Crash-warning device might not have saved Kobe Bryant's helicopter, experts say
Pilot got special clearance to fly in heavy fog just minutes before Sunday's fatal crash
The helicopter carrying Kobe Bryant didn't have a recommended warning system to alert the pilot he was too close to land, but it's not clear it would have averted the crash that killed nine when the aircraft plummeted toward a fog-shrouded hillside, U.S. regulators and experts say.
Pilot Ara Zobayan had been climbing out of the clouds when the aircraft banked left and began a sudden and terrifying 366-metre descent that lasted nearly a minute.
"This is a pretty steep descent at high speed," Jennifer Homendy of the U.S. National Transportation Safety Board said Tuesday. "We know that this was a high-energy impact crash."
The aircraft was intact when it hit the ground, but the impact spread debris over more than 150 metres. Remains of the final victims were recovered Tuesday, and so far the remains of Bryant, Zobayan and two other passengers have been identified using fingerprints.
Determining what caused the crash will take months, but investigators may again recommend that to avoid future crashes helicopters carrying six or more passenger seats be equipped with a Terrain Awareness and Warning System (TAWS) that would have sounded an alarm if the aircraft was in danger of crashing.
FAA called for warning system
The agency made that recommendation after a similar helicopter, a Sikorsky S-76A carrying workers to an offshore drilling ship, crashed in the Gulf of Mexico near Galveston, Texas, killing all 10 people on board in 2004.

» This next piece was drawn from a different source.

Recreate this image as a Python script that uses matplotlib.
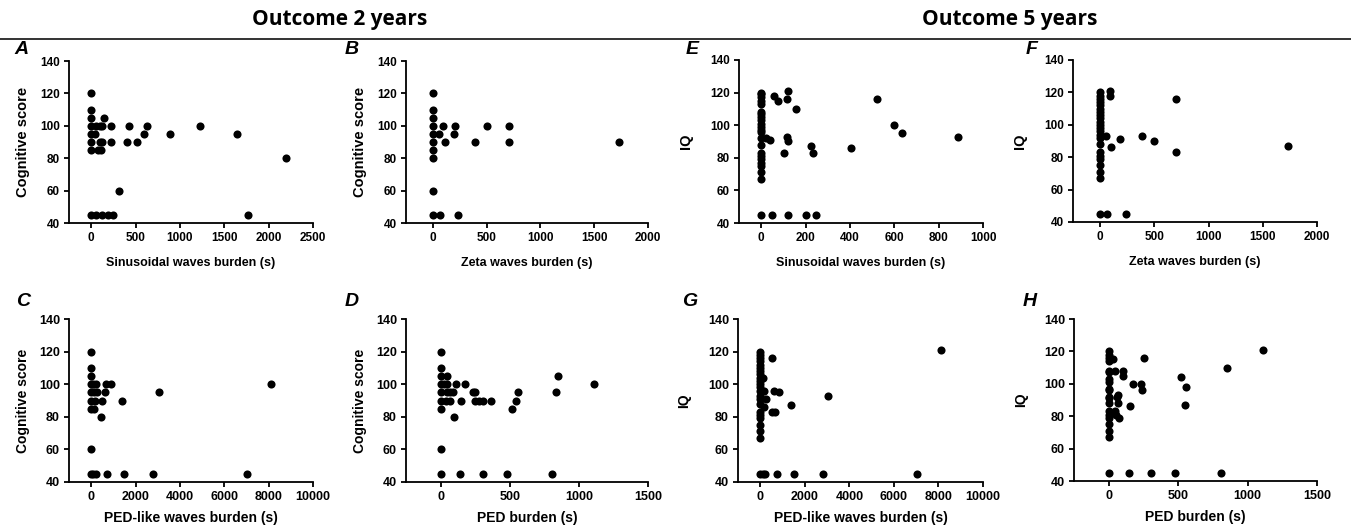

The NTSB concluded if TAWS had been installed, pilots would have been warned in time to prevent hitting the water. The board recommended that the Federal Aviation Administration require the warning systems. Ten years later, the FAA eventually required such systems on air ambulances, but not other helicopters.
FAA officials had questioned whether the technology would work on helicopters, which fly lower and could trigger too many false alarms that might detract from safety.
The NTSB said FAA's response was unacceptable, but dropped the matter.
"Certainly, TAWS could have helped to provide information to the pilot on what terrain the pilot was flying in," Homendy said of the helicopter that was carrying Bryant.
Homendy also said it was too soon to say whether the pilot had control of the helicopter during the steep, high-speed descent, although she noted that "it wouldn't be a normal landing speed."
Bill English, investigator-in-charge of the agency's Major Investigations Division, said it's not clear yet whether "TAWS and this scenario are related to each other."
Pilot had 8,000 hours of experience
Zobayan, 50, was well-acquainted with the skies over Los Angeles and accustomed to flying Bryant and other celebrities.
He had spent thousands of hours ferrying passengers through one of the nation's busiest air spaces and training students how to fly a helicopter. Friends and colleagues described him as skilled, cool and collected, the very qualities you want in a pilot.
Zobayan had flown the day before the crash on a route with the same departure and destination — Orange County to Ventura County. But on Sunday, he had to divert because of heavy fog.
The chartered Sikorsky S-76B plowed into a cloud-shrouded hillside as the retired NBA star was on his way to a youth basketball basketball tournament in which his daughter Gianna was playing. Two of her teammates also were on the helicopter with parents.
Watch: Fans mourn Kobe Bryant as investigators probe crash
NTSB investigators have said Zobayan asked for and received permission from air traffic controllers to proceed in the fog, which Homendy said was "very common." In his last radio transmission before the helicopter went down, he reported that he was climbing to avoid a cloud layer.
Investigators have not faulted his decision. or determined why he made it. The FAA warns helicopter pilots that it is their job to decide whether to cancel a flight because of bad weather or other risks, and to have a backup plan in case weather worsens during the flight.
Zobayan was chief pilot for the craft's owner, Island Express Helicopters. He also was a flight instructor, had more than 8,000 hours of flight time and had flown Bryant and other celebrities, including Kylie Jenner.
Island Express has had three previous helicopter crashes since 1985, two of them fatal, according to the NTSB's accident database. All involved flights to or from the company's main destination of Santa Catalina Island, about 20 miles off the Southern California coast.
On Tuesday, the last of the bodies and the wreckage were recovered from the weekend crash in Calabasas.
Fingerprints were used to confirm the identity of Bryant, 41; Zobayan; John Altobelli, 56; and Sarah Chester, 45. While the the coroner has not identified five other victims, relatives and acquaintances have identified them as:
- Gianna Bryant, 13-year-old daughter of Kobe Bryant.
- Payton Chester, 13-year-old daughter of Sarah Chester.
- Keri Altobelli, wife of John Altobelli.
- Alyssa Altobelli, daughter of John Altobelli.
- Christina Mauser, helped Bryant coach his daughter's team.